Return to Iraq and the Iraq Governing Council
After U.S.-led forces toppled Saddam Hussein in 2003, Chalabi returned to Iraq with INC cadres. He sat on the U.S.-appointed Iraqi Governing Council established by the Coalition Provisional Authority, headed by Paul Bremer, and held the council's rotating presidency for a month. He worked alongside Iraqi leaders who would shape the next decade, including Ibrahim al-Jaafari, Nouri al-Maliki, Jalal Talabani, and Abdul Aziz al-Hakim. He advocated for an Iraqi political process that balanced communal representation with national institutions and maintained ties with Grand Ayatollah Ali al-Sistani's circle, which pressed for electoral legitimacy.
In these early months, he engaged in debates on currency stabilization, budgeting, and reconstruction policy with coalition officials and Iraqi technocrats. The challenges were immense: rebuilding ministries, restarting oil exports, and restoring basic services while insurgency and sectarian violence grew.

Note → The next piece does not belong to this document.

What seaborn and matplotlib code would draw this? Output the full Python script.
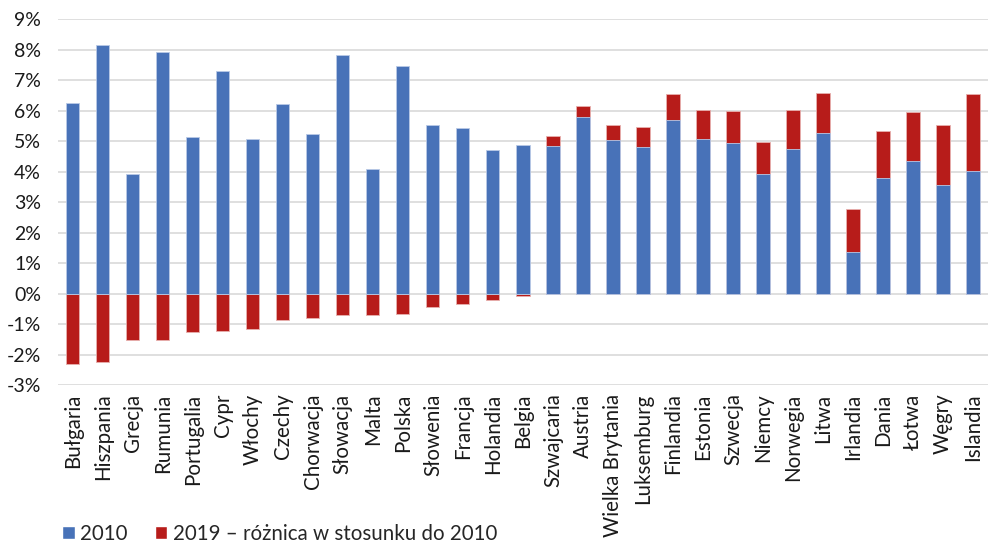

De-Baathification and Electoral Politics
Chalabi became a leading figure in the Supreme National De-Baathification Commission, which sought to remove senior Baath Party members from state institutions. Supporters argued the policy was necessary to dismantle Saddam Hussein's repressive network; critics, including some in Washington, contended it was too broad, fed grievances, and complicated state-building. His associate Ali al-Lami frequently appeared with him in these controversies.
Chalabi navigated shifting alliances as parties coalesced and split. He cooperated at times with the United Iraqi Alliance, the coalition anchored by major Shiite parties, and competed with secular and nationalist lists. In 2005 he served as a deputy prime minister in the transitional government led by Ibrahim al-Jaafari and briefly acted as oil minister during a critical period for the hydrocarbons sector. Though he never secured the premiership, he held posts that placed him at the intersection of oil policy, budgeting, and institutional reform.

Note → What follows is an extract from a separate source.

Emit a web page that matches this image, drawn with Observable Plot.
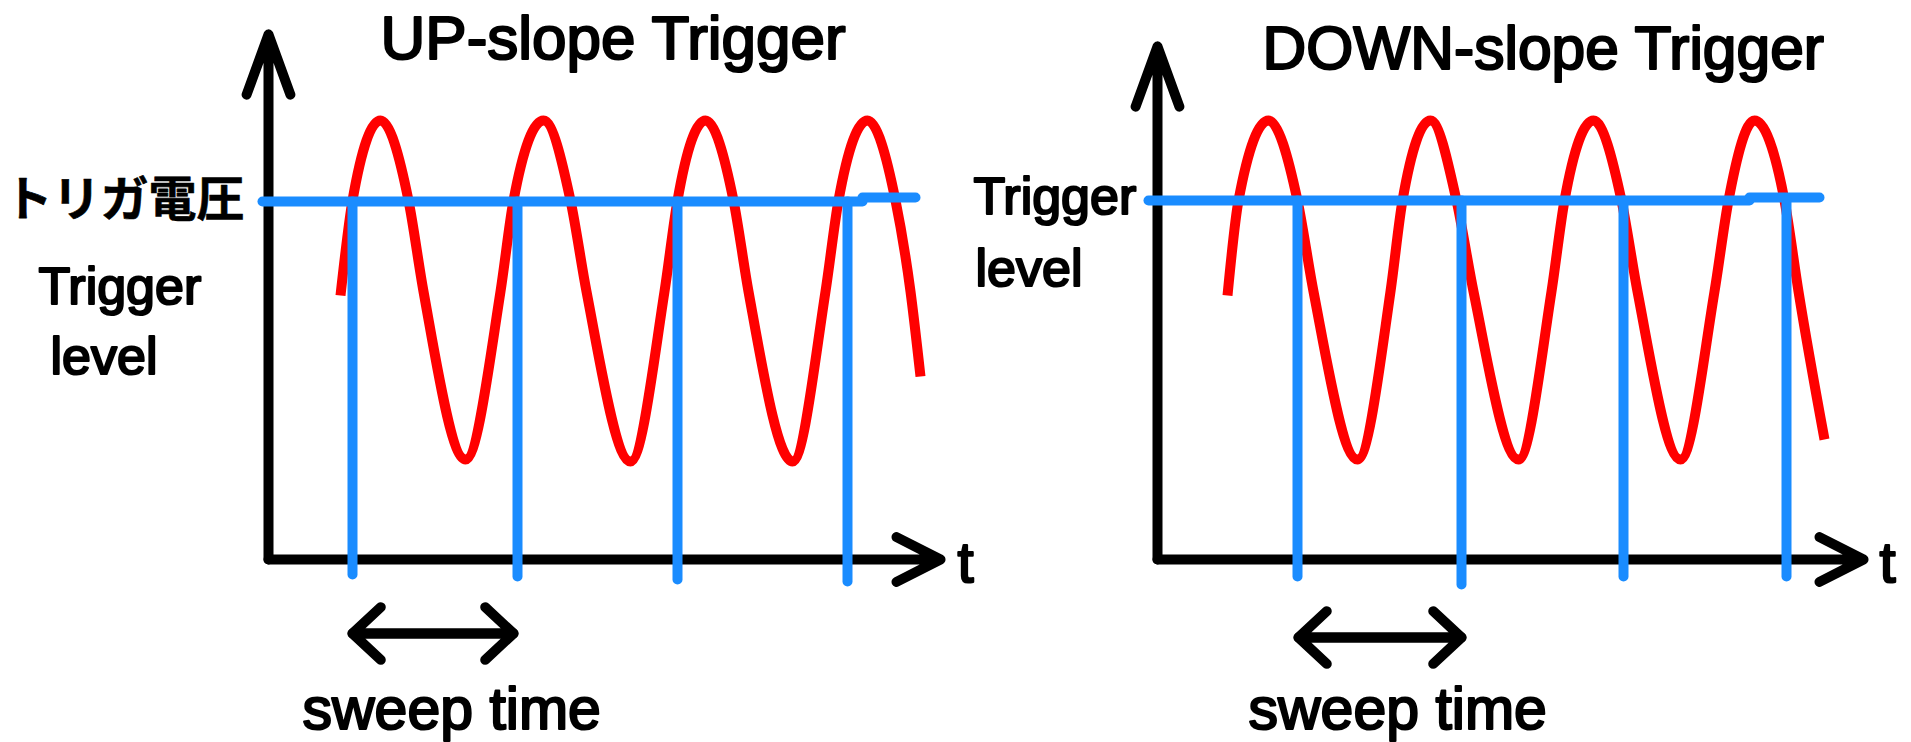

Strains with the United States and Iranian Ties
Relations with U.S. authorities cooled sharply in 2004. Iraqi police, supported by coalition forces, raided INC offices in Baghdad amid allegations of financial irregularities and claims that Chalabi or his associates had shared sensitive information with Iran. American funding for the INC ended. Chalabi denied wrongdoing and insisted he was the target of bureaucratic infighting and scapegoating over the intelligence controversies. Even after relations soured, he remained a significant political actor, at times rebuilding working channels with U.S. officials such as Secretary of State Condoleezza Rice and maintaining contacts across Iraq's spectrum, including with Iranian interlocutors whose influence in post-2003 Iraq steadily grew.

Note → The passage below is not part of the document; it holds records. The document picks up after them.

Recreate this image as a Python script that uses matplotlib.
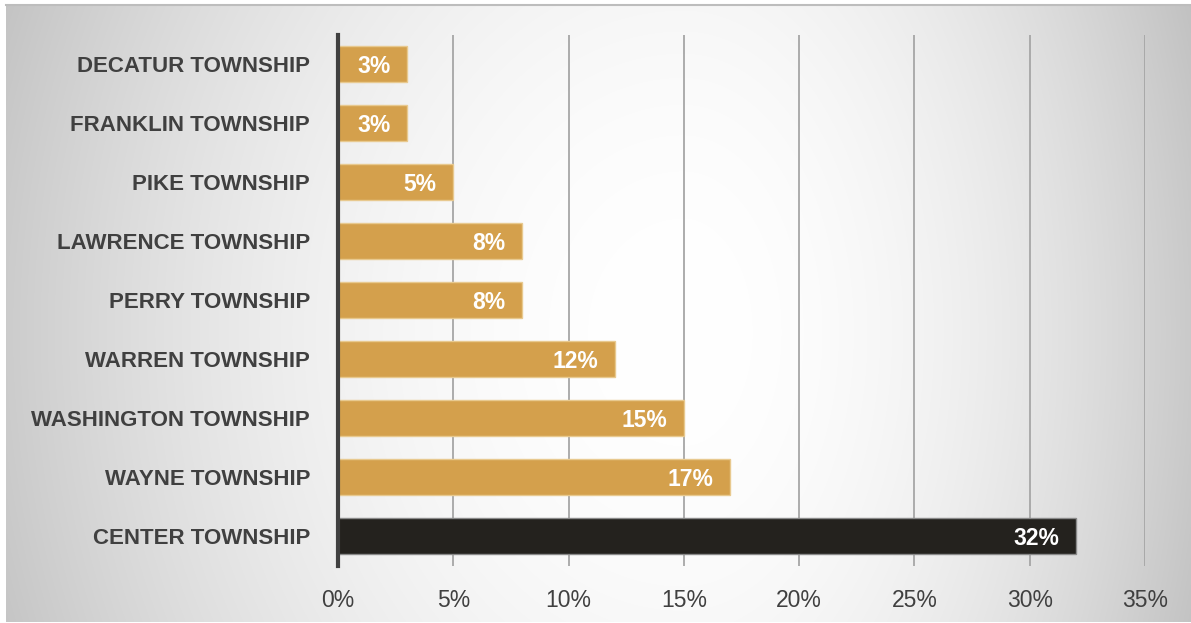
import matplotlib.pyplot as plt
import numpy as np

# données
townships = ["DECATUR TOWNSHIP", "FRANKLIN TOWNSHIP", "PIKE TOWNSHIP",
             "LAWRENCE TOWNSHIP", "PERRY TOWNSHIP", "WARREN TOWNSHIP",
             "WASHINGTON TOWNSHIP", "WAYNE TOWNSHIP", "CENTER TOWNSHIP"]
values = [3, 3, 5, 8, 8, 12, 15, 17, 32]
x_ticks = [0, 5, 10, 15, 20, 25, 30, 35]

gold = "#D4A04C"
dark = "#24221E"
text_col = "#404040"

plt.rcParams["font.family"] = ["Liberation Sans", "DejaVu Sans"]

W, H = 1191, 623
fig = plt.figure(figsize=(W / 100, H / 100), dpi=100)
fig.patch.set_facecolor("white")

# fond en dégradé (clair au centre, gris sur les côtés)
bg = fig.add_axes([6 / W, 1 / H, 1 - 6 / W, 1 - 6 / H])
xx, yy = np.meshgrid(np.arange(W), np.arange(H))
cx, cy = 680, 330
u = np.where(xx < cx, (xx - cx) / cx, (xx - cx) / 500)
v = (yy - cy) / 820
r2 = u ** 2 + v ** 2
g = np.clip(1 - 0.2 * r2, 0.76, 1)
bg.imshow(np.dstack([g, g, g]), aspect="auto", extent=[0, 1, 1, 0])
bg.axis("off")
fig.add_artist(plt.Line2D([6 / W, 1], [1 - 5 / H] * 2, color="#bdbdbd", lw=1.5))

ax = fig.add_axes([338 / W, 1 - 565.5 / H, (1145 - 338) / W, (565.5 - 34.5) / H])
ax.patch.set_alpha(0)

colors = [gold] * (len(values) - 1) + [dark]
edges = ["#e8c98f"] * (len(values) - 1) + ["#8a8a8a"]
y = np.arange(len(townships))
ax.barh(y, values, height=0.6, color=colors, edgecolor=edges, linewidth=1, zorder=3)

for yi, val in zip(y, values):
    ax.annotate(f"{val}%", (val, yi), xytext=(-12, 0), textcoords="offset points",
                ha="right", va="center_baseline", color="white", fontsize=16.5,
                fontweight="bold", zorder=4)

ax.set_xlim(0, 35)
ax.set_ylim(len(townships) - 0.5, -0.5)
ax.set_xticks(x_ticks)
ax.set_xticklabels([f"{t}%" for t in x_ticks], fontsize=16.5, color=text_col)
ax.set_yticks(y)
ax.set_yticklabels(townships, fontsize=16, fontweight="bold", color=text_col)
ax.tick_params(axis="both", length=0)
ax.tick_params(axis="x", pad=17)
ax.tick_params(axis="y", pad=20)

ax.grid(axis="x", color="#a6a6a6", linewidth=1.3, zorder=0)
for s in ["top", "right", "bottom"]:
    ax.spines[s].set_visible(False)
ax.spines["left"].set_color("#404040")
ax.spines["left"].set_linewidth(3)
ax.spines["left"].set_zorder(5)

fig.savefig("out.png", dpi=100)
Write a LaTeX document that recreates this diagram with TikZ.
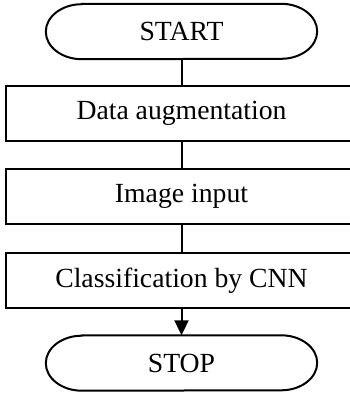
\documentclass[tikz,border=0pt]{standalone}
\usepackage{fontspec}
\setmainfont{Liberation Serif}
\usetikzlibrary{arrows.meta}
\tikzstyle{Term}=[minimum width=271pt,minimum height=55pt,
font=\fontsize{27.7}{30}\selectfont]
\tikzstyle{StepBox}=[draw,minimum width=351pt,minimum height=55pt,
line width=2pt,font=\fontsize{27.7}{30}\selectfont]
\tikzstyle{Edge}=[draw,line width=2pt]
\newcommand{\TermOutline}[1]{%
    \draw[Edge]([xshift=36pt]#1.north west)--([xshift=-36pt]#1.north east)
        arc[start angle=90,end angle=-90,x radius=36pt,y radius=27.5pt]
        --([xshift=36pt]#1.south west)
        arc[start angle=270,end angle=90,x radius=36pt,y radius=27.5pt]
        --cycle;}
\begin{document}
\begin{tikzpicture}[x=1pt,y=1pt]
            \useasboundingbox(0,0)rectangle(350,-394);
            \node[Term](start)at(181.5,-31.5){START};
            \node[StepBox](aug)at(181.5,-113.5){Data augmentation};
            \node[StepBox](img)at(181.5,-196.5){Image input};
            \node[StepBox](cnn)at(181.5,-280.5){Classification by CNN};
            \node[Term](stop)at(181.5,-363){STOP};
            \TermOutline{start}
            \TermOutline{stop}
            \draw[Edge](start)--(aug);
            \draw[Edge](aug)--(img);
            \draw[Edge](img)--(cnn);
            \draw[Edge,-{Triangle[width=14pt,length=15pt]}](cnn)--(stop);
        \end{tikzpicture}
\end{document}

Policy Interests and Public Voice
Chalabi positioned himself as a reformer on finance and governance. He pressed for transparency in public budgets, advocated revisions to de-Baathification under the later Accountability and Justice framework, and urged a national compact that would integrate disenfranchised segments without restoring Saddam-era structures. He spoke frequently about the future of Iraqi oil, federalism, and the need to balance relations with the United States, regional Arab states, and Iran. In parliament and in advisory roles, he remained a familiar figure in negotiations over cabinet formation, electoral law, and anti-corruption drives.
Personal Life
Chalabi married Leila Osseiran, daughter of Lebanese statesman Adel Osseiran, linking him to a prominent political family in Lebanon. The marriage reflected the transnational networks of exiled Iraqi elites during the late twentieth century, a milieu that connected Baghdad, Amman, Beirut, London, and Washington. His cosmopolitan background and fluency in both Western and regional political cultures shaped his style: meticulous about numbers and dossiers, outspoken in public, and relentless in lobbying behind the scenes.
Death and Legacy
Ahmed Chalabi died on November 3, 2015, in Baghdad, reportedly of a heart attack. His passing prompted sharply divided assessments. Admirers credited him with keeping the plight of Iraqis under dictatorship on the global agenda, building bridges to Kurdish and Arab opposition figures like Jalal Talabani, Masoud Barzani, and Ayad Allawi, and forcing long-delayed debates about the nature of the Iraqi state. Critics argued that his advocacy, and the role of the INC in promoting defectors, contributed to a narrative that overstated threats and underestimated the costs of war; they pointed to the post-invasion violence and institutional breakdown as evidence of a tragic miscalculation by many, including U.S. leaders like George W. Bush, Dick Cheney, Donald Rumsfeld, and Paul Wolfowitz.
Yet even critics acknowledged his tenacity and political acumen. Chalabi's life traced the trajectory of Iraq's modern upheavals: the fall of a monarchy, the rise and brutality of Baathist rule under Saddam Hussein, the dilemmas of exile politics, and the wrenching attempt to reconstruct a state after 2003. He moved among power centers in Baghdad, Washington, and regional capitals, engaging figures as different as Colin Powell, George Tenet, Paul Bremer, Ali al-Sistani, and Abdul Aziz al-Hakim. In doing so, he left a record that is inseparable from the debates over intervention, sovereignty, and the fragile architecture of democracy in Iraq.